An article by renowned journalist Howard French entitled “The Not-So-Great Professor: Jeffrey Sachs’ Incredible Failure to Eradicate Poverty in Africa” takes a swipe at a poverty eradication drive dubbed the Millennium Villages Programme, depicting it as a total failure.
The article published last week, which is inspired by a book ‘The Idealist; Jeffrey Sachs and the quest to end poverty’ written by Nina Munk, another American journalist, leaves a lot to be desired, to say the least.
I will focus my critique on the article, not the book, which interestingly, the author painstakingly took five years researching on the so-called millennium villages, but could only conveniently come up with one of the 14 model villages, which, in their own words, is a failed venture.
The village programme was conceptualised at the beginning of the 21st century and Rwanda, in 2003, agreed to scale up this project, under the 2020 Umurenge programme, and subsequently, Mayange Sector in Bugesera district was chosen.

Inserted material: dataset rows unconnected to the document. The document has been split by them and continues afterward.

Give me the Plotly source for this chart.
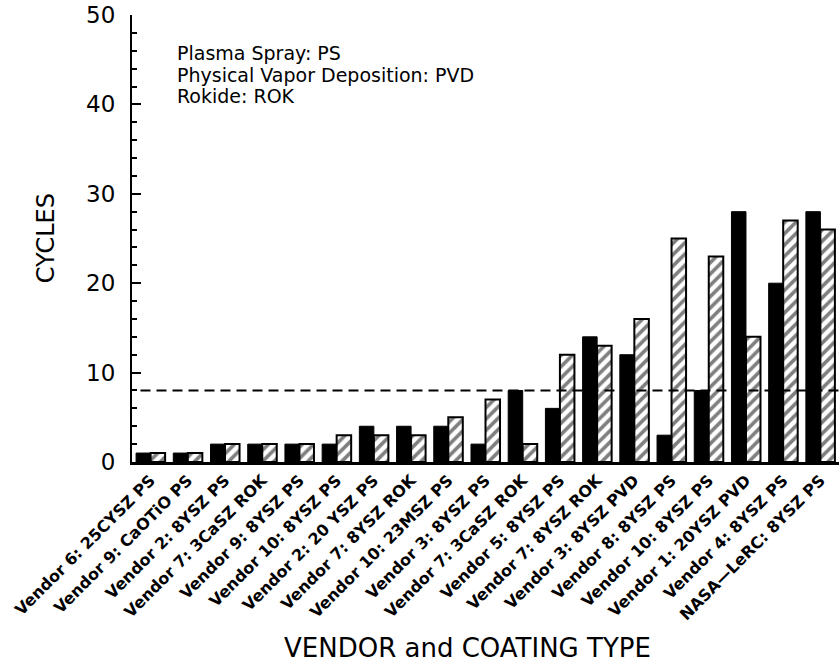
import plotly.graph_objects as go

categories = [
    "Vendor 6: 25CYSZ PS", "Vendor 9: CaOTiO PS", "Vendor 2: 8YSZ PS",
    "Vendor 7: 3CaSZ ROK", "Vendor 9: 8YSZ PS", "Vendor 10: 8YSZ PS",
    "Vendor 2: 20 YSZ PS", "Vendor 7: 8YSZ ROK", "Vendor 10: 23MSZ PS",
    "Vendor 3: 8YSZ PS", "Vendor 7: 3CaSZ ROK", "Vendor 5: 8YSZ PS",
    "Vendor 7: 8YSZ ROK", "Vendor 3: 8YSZ PVD", "Vendor 8: 8YSZ PS",
    "Vendor 10: 8YSZ PS", "Vendor 1: 20YSZ PVD", "Vendor 4: 8YSZ PS",
    "NASA—LeRC: 8YSZ PS",
]
solid_values = [1, 1, 2, 2, 2, 2, 4, 4, 4, 2, 8, 6, 14, 12, 3, 8, 28, 20, 28]
hatched_values = [1, 1, 2, 2, 2, 3, 3, 3, 5, 7, 2, 12, 13, 16, 25, 23, 14, 27, 26]
threshold = 8
y_ticks = [0, 10, 20, 30, 40, 50]
legend_lines = ["Plasma Spray: PS", "Physical Vapor Deposition: PVD", "Rokide: ROK"]

FONT = "DejaVu Sans"
positions = list(range(len(categories)))

fig = go.Figure()
fig.add_trace(go.Bar(
    x=positions, y=solid_values, name="solid",
    marker=dict(color="black", line=dict(color="black", width=1)),
))
fig.add_trace(go.Bar(
    x=positions, y=hatched_values, name="hatched",
    marker=dict(color="white", line=dict(color="black", width=2),
                pattern=dict(shape="/", fgcolor="black", bgcolor="white",
                             size=8, solidity=0.45, fillmode="overlay")),
))

fig.add_shape(type="line", xref="paper", yref="y", x0=0.012, x1=1,
              y0=threshold, y1=threshold,
              line=dict(color="black", width=2, dash="10px,6px"))

for i, txt in enumerate(legend_lines):
    fig.add_annotation(x=0.061, y=0.914 - i * 0.048, xref="paper", yref="paper",
                       text=txt, showarrow=False, xanchor="left", yanchor="middle",
                       font=dict(family=FONT, size=19, color="black"))

fig.add_annotation(x=0.475, y=-0.416, xref="paper", yref="paper",
                   text="VENDOR and COATING TYPE", showarrow=False,
                   xanchor="center", yanchor="middle",
                   font=dict(family=FONT, size=26, color="black"))
fig.add_annotation(x=-0.122, y=0.5, xref="paper", yref="paper",
                   text="CYCLES", showarrow=False, textangle=-90,
                   xanchor="center", yanchor="middle",
                   font=dict(family=FONT, size=24, color="black"))

fig.update_layout(
    width=840, height=666,
    margin=dict(l=132, r=1, t=15, b=204),
    paper_bgcolor="white", plot_bgcolor="white",
    barmode="group", bargap=0.22, bargroupgap=0.0,
    showlegend=False,
    font=dict(family=FONT, color="black"),
)
fig.update_xaxes(
    showline=True, linecolor="black", linewidth=2.5,
    ticks="", tickangle=-45, showgrid=False, zeroline=False,
    tickmode="array", tickvals=positions, ticktext=categories,
    tickfont=dict(family=FONT, size=16, color="black", weight="bold"),
    range=[-0.5, len(categories) - 0.5],
)
fig.update_yaxes(
    range=[0, 50], tickvals=y_ticks, showline=True, linecolor="black", linewidth=2,
    ticks="inside", ticklen=9, tickwidth=2, tickcolor="black",
    minor=dict(dtick=2, ticks="inside", ticklen=5, tickwidth=1.5, tickcolor="black"),
    showgrid=False, zeroline=False,
    tickfont=dict(family=FONT, size=23, color="black"),
    ticklabelstandoff=10,
)

fig.write_html("out.html")
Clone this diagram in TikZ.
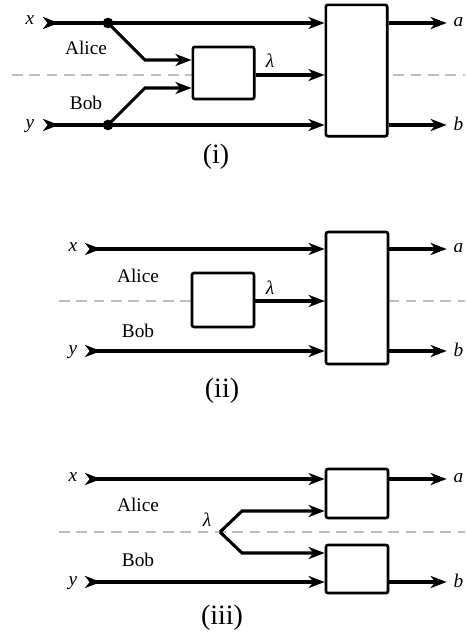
\documentclass[tikz,border=0pt]{standalone}
\usepackage{fontspec}
\setmainfont{Liberation Serif}
\usetikzlibrary{arrows.meta,shadows}
\begin{document}
\begin{tikzpicture}[x=0.75pt,y=-0.75pt,
  arr/.style={line width=2.3pt, -{Stealth[length=12pt,width=9pt,inset=3.5pt]}},
  inarr/.style={line width=2.3pt, {Stealth[length=12pt,width=9pt,inset=3.5pt,reversed]}-{Stealth[length=12pt,width=9pt,inset=3.5pt]}},
  sepline/.style={draw=gray!50, line width=1.7pt, dash pattern=on 8pt off 5pt},
  box/.style={draw, line width=2pt, fill=white, rounded corners=1.5pt, inner sep=0pt,
    drop shadow={opacity=0.3, shadow xshift=1pt, shadow yshift=-1pt}},
  dotn/.style={circle, fill, inner sep=0pt, minimum size=8pt},
  lab/.style={font=\fontsize{14.5}{16}\selectfont, inner sep=1pt},
  captext/.style={font=\fontsize{21}{24}\selectfont, inner sep=1pt}
]
\useasboundingbox (0,0) rectangle (465,636);

% ---------------- Panel (i) ----------------
\draw[sepline] (12,75) -- (465,75);
\node[box, minimum width=46pt, minimum height=98.5pt] (B1) at (356.5,70.5) {};
\node[box, minimum width=46pt, minimum height=39pt] (S1) at (223.5,73) {};
\node[lab] (x1) at (30,20) {\textit{x}};
\node[lab] (y1) at (30,126) {\textit{y}};
\coordinate (xs1) at (43,23);
\coordinate (ys1) at (43,125);
\node[dotn] (d1) at (108,23) {};
\node[dotn] (e1) at (108,125) {};
\coordinate (k1a) at (145,60);
\coordinate (k1b) at (145,88);
\coordinate (l1) at (260,75);
\draw[inarr] (xs1) -- (xs1 -| B1.west);
\draw[inarr] (ys1) -- (ys1 -| B1.west);
\draw[arr] (d1.center) -- (k1a) -- (k1a -| S1.west);
\draw[arr] (e1.center) -- (k1b) -- (k1b -| S1.west);
\draw[arr] (l1 -| S1.east) -- (l1 -| B1.west);
\node[lab] (lam1) at (270,61) {\textit{λ}};
\node[lab, anchor=west] (a1) at (452,22) {\textit{a}};
\node[lab, anchor=west] (b1) at (452,124) {\textit{b}};
\draw[arr] (B1.east |- xs1) -- ([xshift=-4pt]a1.west |- xs1);
\draw[arr] (B1.east |- ys1) -- ([xshift=-4pt]b1.west |- ys1);
\node[lab] (al1) at (86,48) {Alice};
\node[lab] (bo1) at (86,103) {Bob};
\node[captext] (c1) at (216,157) {(i)};

% ---------------- Panel (ii) ----------------
\draw[sepline] (59,301) -- (465,301);
\node[box, minimum width=46.5pt, minimum height=99pt] (B2) at (357,298) {};
\node[box, minimum width=46.5pt, minimum height=40.5pt] (S2) at (223,300) {};
\node[lab] (x2) at (73,247) {\textit{x}};
\node[lab] (y2) at (73,352) {\textit{y}};
\coordinate (xs2) at (85,249);
\coordinate (ys2) at (85,351);
\coordinate (l2) at (260,301);
\draw[inarr] (xs2) -- (xs2 -| B2.west);
\draw[inarr] (ys2) -- (ys2 -| B2.west);
\draw[arr] (l2 -| S2.east) -- (l2 -| B2.west);
\node[lab] (lam2) at (270,288) {\textit{λ}};
\node[lab, anchor=west] (a2) at (452,248) {\textit{a}};
\node[lab, anchor=west] (b2) at (452,350) {\textit{b}};
\draw[arr] (B2.east |- xs2) -- ([xshift=-4pt]a2.west |- xs2);
\draw[arr] (B2.east |- ys2) -- ([xshift=-4pt]b2.west |- ys2);
\node[lab] (al2) at (138,276) {Alice};
\node[lab] (bo2) at (138,331) {Bob};
\node[captext] (c2) at (222,391) {(ii)};

% ---------------- Panel (iii) ----------------
\draw[sepline] (59,532) -- (465,532);
\node[box, minimum width=46.5pt, minimum height=36.75pt] (U3) at (357,493.5) {};
\node[box, minimum width=46.5pt, minimum height=36pt] (L3) at (357,569) {};
\node[lab] (x3) at (73,477) {\textit{x}};
\node[lab] (y3) at (73,583) {\textit{y}};
\coordinate (xs3) at (85,479);
\coordinate (ys3) at (85,582);
\coordinate (v3) at (220,532);
\coordinate (k3a) at (242,511);
\coordinate (k3b) at (242,553);
\draw[inarr] (xs3) -- (xs3 -| U3.west);
\draw[inarr] (ys3) -- (ys3 -| L3.west);
\draw[arr] (v3) -- (k3a) -- (k3a -| U3.west);
\draw[arr] (v3) -- (k3b) -- (k3b -| L3.west);
\node[lab] (lam3) at (207,520) {\textit{λ}};
\node[lab, anchor=west] (a3) at (452,478) {\textit{a}};
\node[lab, anchor=west] (b3) at (452,581) {\textit{b}};
\draw[arr] (U3.east |- xs3) -- ([xshift=-4pt]a3.west |- xs3);
\draw[arr] (L3.east |- ys3) -- ([xshift=-4pt]b3.west |- ys3);
\node[lab] (al3) at (138,505) {Alice};
\node[lab] (bo3) at (138,560) {Bob};
\node[captext] (c3) at (222,618) {(iii)};
\end{tikzpicture}
\end{document}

In his article, French accused Sachs of applying textbook economics in his quest to demonstrate that poverty can be put to an end, if the ‘right medicine is applied’.
French’s rather lengthy article is visibly indicative of a man bent on seeing the others fail, notwithstanding the facts on the ground, where at one point he boldly alludes to “Sach’s obsession with Africa”.
In my line of work, I have regularly travelled to Mayange – perhaps with special interest because this is where I happen to trace my roots, according to my folks—and I have seen what this formerly desert-like hunger-stricken area has metamorphosed into.
Lest I be misunderstood, I am dwelling on Mayange as one of the villages that have for the past 10 years emerged from the state in which I know it was, to the current state, notwithstanding the economics formula that was applied, after all, textbook economics is the bone of contention in this argument.
I had seen women, making journeys across River Nyabarongo—as it was known then, now River Akagera—with toddlers strapped on their backs, to knock on people’s doors in Kigali seeking food, something that left a bitter taste in my mouth, I guess, after all these are people from my ‘roots’.
The last time I visited the village in June this year—the women I found, made me feel proud as Rwandan and ‘Mayangean’ by blood.
From the weavers of the iconic Agaseke to knitters of assorted products, they have all gone beyond weaving or knitting for survival, to winning contracts with famous clothing lines in New York, yes I mean New York of the United States of America.
Now, going back to the article by Mr. French, in the entire piece, and I stand to be corrected by whoever has taken the time to read it all, I failed to get any tangible solution he provides.
The article quotes other professors with yet other theories, void of any local voice, telling us where it went wrong –in the one village that was picked on called Dertu in Kenya – and what could have been done to make The Prof’s model a success.
My interpretation was of a man telling the other “who are you to change status quo in a cursed continent?”
Now, like I said earlier, I want to reason as a realist, not the idealist that the Prof was accused to be and I will simply compare the life in Mayange before MVP and after.
One may reason that the village may have developed anyway, (which I do not in any way dispute, given this government’s track record) but my trips to the area, over the years showed me that the MVP has made a significant contribution to this story.
The Mayange women referred to earlier have been taught how to get a rod, go to the river, and catch a fish, rather than handing them smoked fish on a platter and besides affording mituweri (medical insurance) for themselves and their children, they are saving with banks, have invested in real estate, and life has never been better.
They themselves will tell you how ready they are to move on come next year when the programme folds.
In making the critique of the MVP model, French fails to touch the most important aspect, how good governance has contributed towards the success of this programme and he would have seen this in Mayange, had he or Ms Munk not been bent on seeing the failure of the programme.
So Mr. French, I guess you will have to give me something more to work with here, besides assassinating the character of this man, who happens to be your faculty colleague at Columbia University.
The writer is an editor with The New Times.